INSTRUCTIONS FOR THE TASK:
Set out every line bearing the string "chart".

++++++++++++++++++++

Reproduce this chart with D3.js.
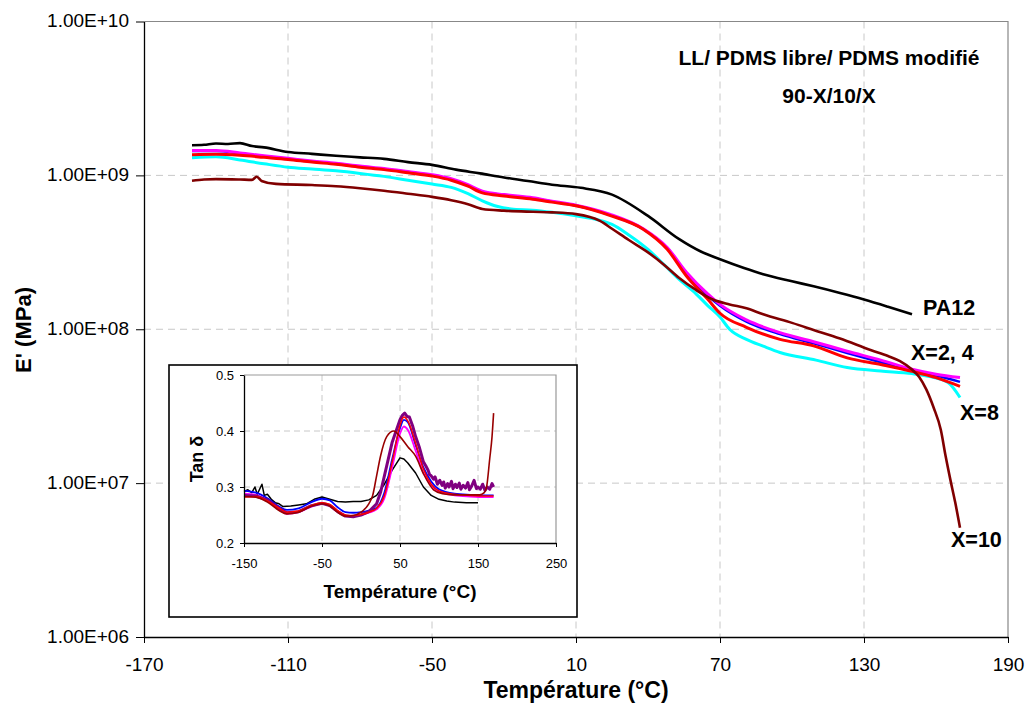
<!DOCTYPE html>
<html><head><meta charset="utf-8">
<script src="https://cdn.jsdelivr.net/npm/d3@7"></script>
<style>body{margin:0;background:#fff} svg{display:block;font-family:"Liberation Sans",Arial,sans-serif}</style>
</head><body><svg id="c" width="1026" height="704"></svg>
<script>
// ---------- main chart data (Temperature °C, E') ----------
const xTicks = [-170,-110,-50,10,70,130,190];
const yTicks = [1e6,1e7,1e8,1e9,1e10];
const yTickLabels = ["1.00E+06","1.00E+07","1.00E+08","1.00E+09","1.00E+10"];

const tBlack = [-150,-145,-140,-135,-130,-125,-120,-110,-100,-90,-80,-70,-60,-50,-40,-30,-20,-10,0,12,25,40,53,62,70,80,88,100,109,120,130,140,150];
const vBlack = [1.57e9,1.58e9,1.61e9,1.60e9,1.62e9,1.55e9,1.52e9,1.42e9,1.38e9,1.34e9,1.31e9,1.28e9,1.22e9,1.17e9,1.09e9,1.03e9,9.7e8,9.2e8,8.7e8,8.3e8,7.5e8,5.45e8,3.85e8,3.2e8,2.85e8,2.5e8,2.28e8,2.05e8,1.9e8,1.72e8,1.56e8,1.4e8,1.25e8];

const tX24 = [-150,-140,-130,-120,-110,-100,-90,-80,-70,-60,-50,-42,-35,-29,-20,-8,0,10,24,38,48,56,65,70,81,95,109,123,137,150,160,170];
const vRed = [1.36e9,1.37e9,1.35e9,1.31e9,1.27e9,1.22e9,1.18e9,1.13e9,1.09e9,1.04e9,9.9e8,9.3e8,8.5e8,7.7e8,7.35e8,7.0e8,6.7e8,6.34e8,5.5e8,4.47e8,3.31e8,2.22e8,1.56e8,1.27e8,1.03e8,8.6e7,7.8e7,6.52e7,5.9e7,5.33e7,4.85e7,4.26e7];
const vMagenta = [1.45e9,1.45e9,1.40e9,1.34e9,1.29e9,1.24e9,1.20e9,1.15e9,1.11e9,1.06e9,1.01e9,9.5e8,8.7e8,7.9e8,7.5e8,7.15e8,6.8e8,6.4e8,5.6e8,4.5e8,3.4e8,2.35e8,1.69e8,1.45e8,1.15e8,9.5e7,8.3e7,7.2e7,6.3e7,5.5e7,5.1e7,4.85e7];
const vBlue = [1.44e9,1.44e9,1.39e9,1.33e9,1.28e9,1.23e9,1.19e9,1.14e9,1.10e9,1.05e9,1.0e9,9.4e8,8.6e8,7.8e8,7.45e8,7.1e8,6.75e8,6.37e8,5.55e8,4.48e8,3.37e8,2.3e8,1.65e8,1.42e8,1.12e8,9.3e7,8.1e7,7.0e7,6.1e7,5.4e7,5.0e7,4.55e7];

const tCyan = [-150,-140,-130,-120,-110,-100,-90,-80,-70,-60,-50,-42,-35,-29,-23,-17,-8,0,10,20,25,32,40,47,53,60,65,70,74,81,88,95,110,123,137,150,158,165,170];
const vCyan = [1.30e9,1.32e9,1.26e9,1.19e9,1.13e9,1.10e9,1.07e9,1.03e9,9.85e8,9.3e8,8.78e8,8.35e8,7.6e8,6.84e8,6.3e8,6.05e8,5.94e8,5.75e8,5.46e8,5.1e8,4.8e8,4.1e8,3.3e8,2.6e8,2.11e8,1.7e8,1.42e8,1.2e8,1.0e8,8.59e7,7.76e7,7.06e7,6.3e7,5.64e7,5.35e7,5.15e7,4.9e7,4.5e7,3.6e7];

const tX10 = [-150,-145,-140,-130,-125,-123,-121,-115,-100,-90,-80,-70,-60,-50,-42,-35,-29,-20,-8,0,10,20,25,32,40,47,53,60,67,74,81,88,100,109,120,133,140,145,150,153,156,159,162,164,166,168,170];
const vX10 = [9.23e8,9.4e8,9.46e8,9.4e8,9.35e8,9.8e8,9.2e8,8.8e8,8.65e8,8.5e8,8.25e8,7.95e8,7.6e8,7.25e8,6.9e8,6.5e8,6.05e8,5.9e8,5.8e8,5.75e8,5.6e8,5.06e8,4.5e8,3.8e8,3.16e8,2.6e8,2.15e8,1.8e8,1.56e8,1.45e8,1.37e8,1.25e8,1.1e8,9.9e7,8.7e7,7.3e7,6.7e7,6.2e7,5.47e7,4.9e7,4.05e7,3.1e7,2.22e7,1.5e7,1.05e7,7.5e6,5.13e6];

// ---------- inset data (Temperature °C, tan delta) ----------
const xiTicks = [-150,-50,50,150,250];
const yiTicks = [0.2,0.3,0.4,0.5];
const yiTickLabels = ["0.2","0.3","0.4","0.5"];

const tiBlack = [-150,-145,-140,-136,-133,-130,-127,-124,-120,-115,-110,-105,-100,-90,-80,-70,-60,-50,-40,-30,-20,-10,0,10,20,30,40,50,55,60,70,80,90,100,110,120,135,150];
const viBlack = [0.292,0.295,0.29,0.3,0.287,0.296,0.305,0.285,0.287,0.278,0.272,0.27,0.265,0.266,0.268,0.27,0.278,0.282,0.278,0.274,0.273,0.274,0.274,0.277,0.285,0.305,0.33,0.352,0.35,0.343,0.325,0.3,0.285,0.278,0.275,0.273,0.272,0.272];
const tiCommon = [-150,-135,-120,-105,-95,-80,-65,-50,-40,-30,-20,-10,0,10,20,30,40,50,55,60,70,80,90,100,120,140,160,170];
const viBlue = [0.293,0.29,0.28,0.265,0.259,0.262,0.272,0.279,0.276,0.264,0.255,0.254,0.255,0.258,0.263,0.29,0.35,0.405,0.42,0.416,0.375,0.335,0.31,0.296,0.288,0.286,0.285,0.285];
const viMagenta = [0.288,0.286,0.276,0.26,0.252,0.255,0.264,0.27,0.267,0.257,0.249,0.248,0.25,0.254,0.26,0.28,0.335,0.395,0.408,0.402,0.365,0.325,0.303,0.292,0.285,0.283,0.282,0.282];
const viRed = [0.282,0.283,0.275,0.262,0.255,0.257,0.266,0.272,0.269,0.258,0.25,0.249,0.251,0.255,0.262,0.285,0.345,0.41,0.425,0.418,0.378,0.332,0.305,0.293,0.287,0.285,0.284,0.284];
const tiPurple = [-150,-135,-120,-105,-95,-80,-65,-50,-40,-30,-20,-10,0,10,20,25,30,40,50,53,56,59,62,66,70,75,80,83,86,88,90,93,95,98,101,104,106,108,111,113,116,118,121,123,126,128,131,134,137,139,142,145,148,150,153,156,159,162,165,168,170];
const viPurple = [0.285,0.284,0.277,0.262,0.254,0.256,0.266,0.271,0.267,0.256,0.248,0.247,0.25,0.256,0.27,0.29,0.32,0.38,0.42,0.428,0.432,0.426,0.425,0.41,0.39,0.37,0.345,0.338,0.33,0.322,0.32,0.314,0.318,0.305,0.312,0.303,0.309,0.298,0.306,0.3,0.31,0.297,0.305,0.299,0.307,0.296,0.303,0.298,0.308,0.295,0.302,0.312,0.297,0.3,0.296,0.305,0.294,0.3,0.296,0.306,0.3];
const tiDark = [-150,-135,-120,-105,-95,-80,-65,-50,-40,-30,-20,-10,0,10,15,20,25,33,42,50,60,70,80,93,105,118,135,152,158,161,165,168,170];
const viDark = [0.283,0.282,0.273,0.258,0.252,0.255,0.265,0.27,0.266,0.255,0.248,0.249,0.255,0.27,0.285,0.32,0.355,0.39,0.4,0.39,0.372,0.355,0.324,0.295,0.288,0.286,0.286,0.286,0.29,0.3,0.35,0.39,0.432];

const zip = (t,v) => t.map((d,i)=>[d,v[i]]);

const mainSeries = [
  {t:tBlack, v:vBlack, c:"#000000", w:2.6},
  {t:tCyan, v:vCyan, c:"#00FFFF", w:3},
  {t:tX24, v:vBlue, c:"#0000FF", w:2.5},
  {t:tX24, v:vMagenta, c:"#FF00FF", w:3},
  {t:tX24, v:vRed, c:"#FF0000", w:3},
  {t:tX10, v:vX10, c:"#800000", w:2.6}
];
const insetSeries = [
  {t:tiBlack, v:viBlack, c:"#000000", w:1.5, lin:true},
  {t:tiCommon, v:viBlue, c:"#0000FF", w:1.8},
  {t:tiCommon, v:viMagenta, c:"#FF00FF", w:1.8},
  {t:tiPurple, v:viPurple, c:"#800080", w:3, lin:true},
  {t:tiCommon, v:viRed, c:"#FF0000", w:1.5},
  {t:tiDark, v:viDark, c:"#990000", w:1.6}
];

const svg = d3.select("#c");
svg.append("rect").attr("width",1026).attr("height",704).attr("fill","#fff");

const x = d3.scaleLinear().domain([-170,190]).range([144,1008]);
const y = d3.scaleLog().domain([1e6,1e10]).range([637,21.5]);

const grid = svg.append("g");
grid.selectAll("line.v").data(xTicks.slice(1,-1)).join("line")
  .attr("x1",d=>x(d)).attr("x2",d=>x(d)).attr("y1",y(1e10)).attr("y2",y(1e6))
  .attr("stroke","#c8c8c8").attr("stroke-dasharray","7,5");
grid.selectAll("line.h").data(yTicks.slice(1,-1)).join("line")
  .attr("x1",x(-170)).attr("x2",x(190)).attr("y1",d=>y(d)).attr("y2",d=>y(d))
  .attr("stroke","#c8c8c8").attr("stroke-dasharray","7,5");
svg.append("path").attr("d",`M${x(-170)},${y(1e10)}H${x(190)}V${y(1e6)}`)
  .attr("fill","none").attr("stroke","#888").attr("stroke-width",1.2);

const line = d3.line().x(d=>x(d[0])).y(d=>y(d[1])).curve(d3.curveMonotoneX);
svg.append("g").selectAll("path").data(mainSeries).join("path")
  .attr("d",s=>line(zip(s.t,s.v))).attr("fill","none")
  .attr("stroke",s=>s.c).attr("stroke-width",s=>s.w).attr("stroke-linejoin","round");

const xa = svg.append("g").attr("transform",`translate(0,${y(1e6)})`)
  .call(d3.axisBottom(x).tickValues(xTicks).tickSize(6).tickSizeOuter(0).tickFormat(d=>String(d)));
xa.selectAll("text").attr("y",34).attr("dy",0).attr("font-size",19).attr("fill","#000")
  .attr("font-family","'Liberation Sans',Arial,sans-serif");
const ya = svg.append("g").attr("transform",`translate(${x(-170)},0)`)
  .call(d3.axisLeft(y).tickValues(yTicks).tickSize(8).tickSizeOuter(0).tickFormat((d,i)=>yTickLabels[i]));
ya.selectAll("text").attr("x",-15).attr("dy","0.28em").attr("font-size",19).attr("fill","#000")
  .attr("font-family","'Liberation Sans',Arial,sans-serif");
[xa,ya].forEach(g=>{g.select(".domain").attr("stroke","#000").attr("stroke-width",1.3);
  g.selectAll(".tick line").attr("stroke","#000");});

svg.append("text").attr("x",576).attr("y",698).attr("text-anchor","middle")
  .attr("font-size",23).attr("font-weight","bold").text("Température (°C)");
svg.append("text").attr("transform","translate(31,330) rotate(-90)").attr("text-anchor","middle")
  .attr("font-size",22).attr("font-weight","bold").text("E' (MPa)");

svg.append("text").attr("x",829).attr("y",65).attr("text-anchor","middle")
  .attr("font-size",21).attr("font-weight","bold").text("LL/ PDMS libre/ PDMS modifié");
svg.append("text").attr("x",829).attr("y",103).attr("text-anchor","middle")
  .attr("font-size",21).attr("font-weight","bold").text("90-X/10/X");
const labs = [["PA12",923,315],["X=2, 4",911,360],["X=8",960,420],["X=10",951,547]];
svg.append("g").selectAll("text").data(labs).join("text")
  .attr("x",d=>d[1]).attr("y",d=>d[2]).attr("font-size",21.5).attr("font-weight","bold").text(d=>d[0]);

// ---------- inset ----------
svg.append("rect").attr("x",169).attr("y",365).attr("width",408).attr("height",252)
  .attr("fill","#fff").attr("stroke","#000").attr("stroke-width",1.6);
const xi = d3.scaleLinear().domain([-150,250]).range([244,556]);
const yi = d3.scaleLinear().domain([0.2,0.5]).range([543,375]);
const gi = svg.append("g");
gi.selectAll("line.v").data(xiTicks.slice(1,-1)).join("line")
  .attr("x1",d=>xi(d)).attr("x2",d=>xi(d)).attr("y1",yi(0.5)).attr("y2",yi(0.2))
  .attr("stroke","#c8c8c8").attr("stroke-dasharray","6,4");
gi.selectAll("line.h").data(yiTicks.slice(1,-1)).join("line")
  .attr("x1",xi(-150)).attr("x2",xi(250)).attr("y1",d=>yi(d)).attr("y2",d=>yi(d))
  .attr("stroke","#c8c8c8").attr("stroke-dasharray","6,4");
gi.append("path").attr("d",`M${xi(-150)},${yi(0.5)}H${xi(250)}V${yi(0.2)}`)
  .attr("fill","none").attr("stroke","#999").attr("stroke-width",1.2);
const lineS = d3.line().x(d=>xi(d[0])).y(d=>yi(d[1])).curve(d3.curveMonotoneX);
const lineL = d3.line().x(d=>xi(d[0])).y(d=>yi(d[1]));
gi.append("g").selectAll("path").data(insetSeries).join("path")
  .attr("d",s=>(s.lin?lineL:lineS)(zip(s.t,s.v))).attr("fill","none")
  .attr("stroke",s=>s.c).attr("stroke-width",s=>s.w).attr("stroke-linejoin","round");
const xia = gi.append("g").attr("transform",`translate(0,${yi(0.2)})`)
  .call(d3.axisBottom(xi).tickValues(xiTicks).tickSize(4).tickSizeOuter(0).tickFormat(d=>String(d)));
xia.selectAll("text").attr("y",25).attr("dy",0).attr("font-size",13).attr("fill","#000")
  .attr("font-family","'Liberation Sans',Arial,sans-serif");
const yia = gi.append("g").attr("transform",`translate(${xi(-150)},0)`)
  .call(d3.axisLeft(yi).tickValues(yiTicks).tickSize(4).tickSizeOuter(0).tickFormat((d,i)=>yiTickLabels[i]));
yia.selectAll("text").attr("x",-10).attr("dy","0.32em").attr("font-size",13).attr("fill","#000")
  .attr("font-family","'Liberation Sans',Arial,sans-serif");
[xia,yia].forEach(g=>{g.select(".domain").attr("stroke","#000").attr("stroke-width",1.3);
  g.selectAll(".tick line").attr("stroke","#000");});
gi.append("text").attr("x",400).attr("y",598).attr("text-anchor","middle")
  .attr("font-size",19).attr("font-weight","bold").text("Température (°C)");
gi.append("text").attr("transform","translate(203,459) rotate(-90)").attr("text-anchor","middle")
  .attr("font-size",18).attr("font-weight","bold").text("Tan δ");
</script></body></html>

++++++++++++++++++++

SOLUTION TO THIS TASK:
Reproduce this chart with D3.js.
// ---------- main chart data (Temperature °C, E') ----------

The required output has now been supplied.